Given request = Retype the lines beneath this one, from the first through the line containing "4.24, 4.7, 4.8];". Pictures are left out.
-*-
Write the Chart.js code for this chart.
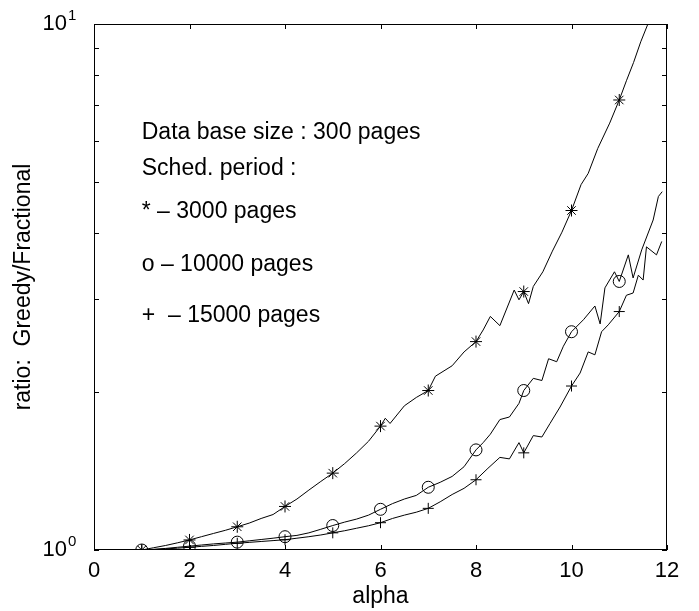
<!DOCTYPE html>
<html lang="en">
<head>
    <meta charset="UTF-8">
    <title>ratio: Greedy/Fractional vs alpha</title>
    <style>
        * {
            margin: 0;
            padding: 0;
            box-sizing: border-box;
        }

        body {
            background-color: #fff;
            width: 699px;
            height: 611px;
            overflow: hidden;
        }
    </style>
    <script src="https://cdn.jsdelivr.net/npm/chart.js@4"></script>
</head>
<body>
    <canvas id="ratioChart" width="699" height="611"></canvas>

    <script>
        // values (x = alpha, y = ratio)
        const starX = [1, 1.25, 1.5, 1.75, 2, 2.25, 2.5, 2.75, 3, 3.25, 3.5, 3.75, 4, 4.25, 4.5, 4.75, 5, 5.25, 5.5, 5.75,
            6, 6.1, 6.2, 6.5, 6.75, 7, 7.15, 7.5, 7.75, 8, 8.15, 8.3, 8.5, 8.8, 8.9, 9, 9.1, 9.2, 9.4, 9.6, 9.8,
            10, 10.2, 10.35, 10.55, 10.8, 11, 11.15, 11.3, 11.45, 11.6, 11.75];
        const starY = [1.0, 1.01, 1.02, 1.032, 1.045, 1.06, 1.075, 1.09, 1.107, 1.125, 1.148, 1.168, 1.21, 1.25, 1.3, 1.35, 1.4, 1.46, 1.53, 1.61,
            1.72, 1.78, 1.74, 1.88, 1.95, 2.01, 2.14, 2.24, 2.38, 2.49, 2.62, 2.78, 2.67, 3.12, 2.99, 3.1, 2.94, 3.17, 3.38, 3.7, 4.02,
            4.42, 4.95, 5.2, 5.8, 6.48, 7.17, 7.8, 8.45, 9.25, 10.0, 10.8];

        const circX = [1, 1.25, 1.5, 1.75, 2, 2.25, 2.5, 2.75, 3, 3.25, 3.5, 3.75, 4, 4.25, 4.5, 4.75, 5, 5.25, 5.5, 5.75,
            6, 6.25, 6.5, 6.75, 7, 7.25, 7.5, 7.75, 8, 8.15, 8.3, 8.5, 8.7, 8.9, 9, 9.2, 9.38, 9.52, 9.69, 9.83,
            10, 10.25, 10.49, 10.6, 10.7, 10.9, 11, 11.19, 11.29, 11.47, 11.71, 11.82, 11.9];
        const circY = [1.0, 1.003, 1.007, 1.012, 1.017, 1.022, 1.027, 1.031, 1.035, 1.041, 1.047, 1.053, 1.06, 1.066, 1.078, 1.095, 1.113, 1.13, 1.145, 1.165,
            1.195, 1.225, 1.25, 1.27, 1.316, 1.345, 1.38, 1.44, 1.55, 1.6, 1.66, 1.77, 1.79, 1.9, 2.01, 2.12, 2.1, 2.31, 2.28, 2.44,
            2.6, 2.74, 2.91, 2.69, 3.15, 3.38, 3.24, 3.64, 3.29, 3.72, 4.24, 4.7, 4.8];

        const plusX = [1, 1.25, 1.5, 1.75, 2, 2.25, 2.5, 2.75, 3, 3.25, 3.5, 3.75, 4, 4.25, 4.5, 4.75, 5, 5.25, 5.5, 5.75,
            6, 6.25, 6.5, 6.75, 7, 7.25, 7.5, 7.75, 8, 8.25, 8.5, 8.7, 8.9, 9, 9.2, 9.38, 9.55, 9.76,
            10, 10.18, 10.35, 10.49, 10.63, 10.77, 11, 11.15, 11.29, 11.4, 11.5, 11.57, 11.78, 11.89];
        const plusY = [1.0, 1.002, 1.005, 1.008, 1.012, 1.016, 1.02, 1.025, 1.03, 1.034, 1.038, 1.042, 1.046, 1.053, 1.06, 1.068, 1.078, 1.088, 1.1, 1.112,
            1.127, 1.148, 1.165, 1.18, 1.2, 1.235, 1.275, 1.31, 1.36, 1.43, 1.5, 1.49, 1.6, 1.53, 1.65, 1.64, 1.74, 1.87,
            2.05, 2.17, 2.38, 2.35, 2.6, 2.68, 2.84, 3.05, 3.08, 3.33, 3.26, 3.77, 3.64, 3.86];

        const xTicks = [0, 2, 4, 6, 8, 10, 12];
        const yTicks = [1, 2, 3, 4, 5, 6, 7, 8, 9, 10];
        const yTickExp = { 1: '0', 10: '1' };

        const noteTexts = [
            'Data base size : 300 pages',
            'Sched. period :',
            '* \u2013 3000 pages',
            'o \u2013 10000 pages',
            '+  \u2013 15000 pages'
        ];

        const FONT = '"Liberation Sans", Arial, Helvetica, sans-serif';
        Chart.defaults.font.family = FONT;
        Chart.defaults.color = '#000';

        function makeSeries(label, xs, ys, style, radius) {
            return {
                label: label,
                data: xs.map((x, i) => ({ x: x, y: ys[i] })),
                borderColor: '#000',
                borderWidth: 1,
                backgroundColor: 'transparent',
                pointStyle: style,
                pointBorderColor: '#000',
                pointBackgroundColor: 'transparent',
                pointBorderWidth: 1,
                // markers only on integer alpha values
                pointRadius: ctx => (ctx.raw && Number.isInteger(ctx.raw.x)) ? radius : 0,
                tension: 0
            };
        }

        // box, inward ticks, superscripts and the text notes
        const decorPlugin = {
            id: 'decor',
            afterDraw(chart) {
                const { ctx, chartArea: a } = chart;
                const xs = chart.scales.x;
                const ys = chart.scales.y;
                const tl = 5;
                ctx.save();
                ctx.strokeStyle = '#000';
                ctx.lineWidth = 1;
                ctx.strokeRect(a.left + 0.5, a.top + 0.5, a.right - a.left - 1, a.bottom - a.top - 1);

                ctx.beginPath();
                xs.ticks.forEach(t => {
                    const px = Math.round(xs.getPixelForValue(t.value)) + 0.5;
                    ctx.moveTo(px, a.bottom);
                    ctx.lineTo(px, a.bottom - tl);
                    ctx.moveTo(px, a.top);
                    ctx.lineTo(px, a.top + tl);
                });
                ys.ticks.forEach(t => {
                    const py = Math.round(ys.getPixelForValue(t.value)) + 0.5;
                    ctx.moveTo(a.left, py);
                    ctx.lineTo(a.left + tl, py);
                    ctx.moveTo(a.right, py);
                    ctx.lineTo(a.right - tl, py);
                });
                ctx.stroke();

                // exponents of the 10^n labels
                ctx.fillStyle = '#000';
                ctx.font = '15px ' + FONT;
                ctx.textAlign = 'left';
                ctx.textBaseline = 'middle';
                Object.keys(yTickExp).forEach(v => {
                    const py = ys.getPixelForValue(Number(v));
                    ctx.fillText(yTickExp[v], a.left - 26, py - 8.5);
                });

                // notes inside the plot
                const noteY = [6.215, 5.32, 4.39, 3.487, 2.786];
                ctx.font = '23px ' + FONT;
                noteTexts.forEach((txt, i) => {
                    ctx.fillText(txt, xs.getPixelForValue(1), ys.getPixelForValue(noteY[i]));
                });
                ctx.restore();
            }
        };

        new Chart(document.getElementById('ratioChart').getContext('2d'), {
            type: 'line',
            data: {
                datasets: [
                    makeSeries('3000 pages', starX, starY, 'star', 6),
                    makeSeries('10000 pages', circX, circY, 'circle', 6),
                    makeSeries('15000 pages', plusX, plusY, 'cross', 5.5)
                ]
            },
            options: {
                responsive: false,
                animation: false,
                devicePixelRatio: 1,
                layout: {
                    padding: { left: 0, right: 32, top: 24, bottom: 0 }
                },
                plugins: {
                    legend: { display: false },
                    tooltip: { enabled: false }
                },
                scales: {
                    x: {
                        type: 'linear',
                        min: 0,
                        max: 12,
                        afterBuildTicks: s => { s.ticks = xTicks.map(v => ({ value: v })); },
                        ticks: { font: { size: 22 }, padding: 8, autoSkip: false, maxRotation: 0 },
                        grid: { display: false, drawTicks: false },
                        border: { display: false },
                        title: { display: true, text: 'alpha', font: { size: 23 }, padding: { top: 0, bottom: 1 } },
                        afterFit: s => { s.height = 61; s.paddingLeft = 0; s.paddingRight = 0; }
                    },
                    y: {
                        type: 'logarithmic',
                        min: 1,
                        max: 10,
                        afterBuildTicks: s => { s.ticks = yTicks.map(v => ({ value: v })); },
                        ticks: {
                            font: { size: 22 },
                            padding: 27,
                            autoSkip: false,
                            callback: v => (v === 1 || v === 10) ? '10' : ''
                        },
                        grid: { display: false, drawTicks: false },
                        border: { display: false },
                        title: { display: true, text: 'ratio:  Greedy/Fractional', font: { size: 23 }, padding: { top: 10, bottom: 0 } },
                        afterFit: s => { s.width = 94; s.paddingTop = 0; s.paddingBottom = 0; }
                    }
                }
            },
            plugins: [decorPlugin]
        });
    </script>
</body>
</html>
-*-
Answer for this exercise =
Write the Chart.js code for this chart.
<!DOCTYPE html>
<html lang="en">
<head>
    <meta charset="UTF-8">
    <title>ratio: Greedy/Fractional vs alpha</title>
    <style>
        * {
            margin: 0;
            padding: 0;
            box-sizing: border-box;
        }

        body {
            background-color: #fff;
            width: 699px;
            height: 611px;
            overflow: hidden;
        }
    </style>
    <script src="https://cdn.jsdelivr.net/npm/chart.js@4"></script>
</head>
<body>
    <canvas id="ratioChart" width="699" height="611"></canvas>

    <script>
        // values (x = alpha, y = ratio)
        const starX = [1, 1.25, 1.5, 1.75, 2, 2.25, 2.5, 2.75, 3, 3.25, 3.5, 3.75, 4, 4.25, 4.5, 4.75, 5, 5.25, 5.5, 5.75,
            6, 6.1, 6.2, 6.5, 6.75, 7, 7.15, 7.5, 7.75, 8, 8.15, 8.3, 8.5, 8.8, 8.9, 9, 9.1, 9.2, 9.4, 9.6, 9.8,
            10, 10.2, 10.35, 10.55, 10.8, 11, 11.15, 11.3, 11.45, 11.6, 11.75];
        const starY = [1.0, 1.01, 1.02, 1.032, 1.045, 1.06, 1.075, 1.09, 1.107, 1.125, 1.148, 1.168, 1.21, 1.25, 1.3, 1.35, 1.4, 1.46, 1.53, 1.61,
            1.72, 1.78, 1.74, 1.88, 1.95, 2.01, 2.14, 2.24, 2.38, 2.49, 2.62, 2.78, 2.67, 3.12, 2.99, 3.1, 2.94, 3.17, 3.38, 3.7, 4.02,
            4.42, 4.95, 5.2, 5.8, 6.48, 7.17, 7.8, 8.45, 9.25, 10.0, 10.8];

        const circX = [1, 1.25, 1.5, 1.75, 2, 2.25, 2.5, 2.75, 3, 3.25, 3.5, 3.75, 4, 4.25, 4.5, 4.75, 5, 5.25, 5.5, 5.75,
            6, 6.25, 6.5, 6.75, 7, 7.25, 7.5, 7.75, 8, 8.15, 8.3, 8.5, 8.7, 8.9, 9, 9.2, 9.38, 9.52, 9.69, 9.83,
            10, 10.25, 10.49, 10.6, 10.7, 10.9, 11, 11.19, 11.29, 11.47, 11.71, 11.82, 11.9];
        const circY = [1.0, 1.003, 1.007, 1.012, 1.017, 1.022, 1.027, 1.031, 1.035, 1.041, 1.047, 1.053, 1.06, 1.066, 1.078, 1.095, 1.113, 1.13, 1.145, 1.165,
            1.195, 1.225, 1.25, 1.27, 1.316, 1.345, 1.38, 1.44, 1.55, 1.6, 1.66, 1.77, 1.79, 1.9, 2.01, 2.12, 2.1, 2.31, 2.28, 2.44,
            2.6, 2.74, 2.91, 2.69, 3.15, 3.38, 3.24, 3.64, 3.29, 3.72, 4.24, 4.7, 4.8];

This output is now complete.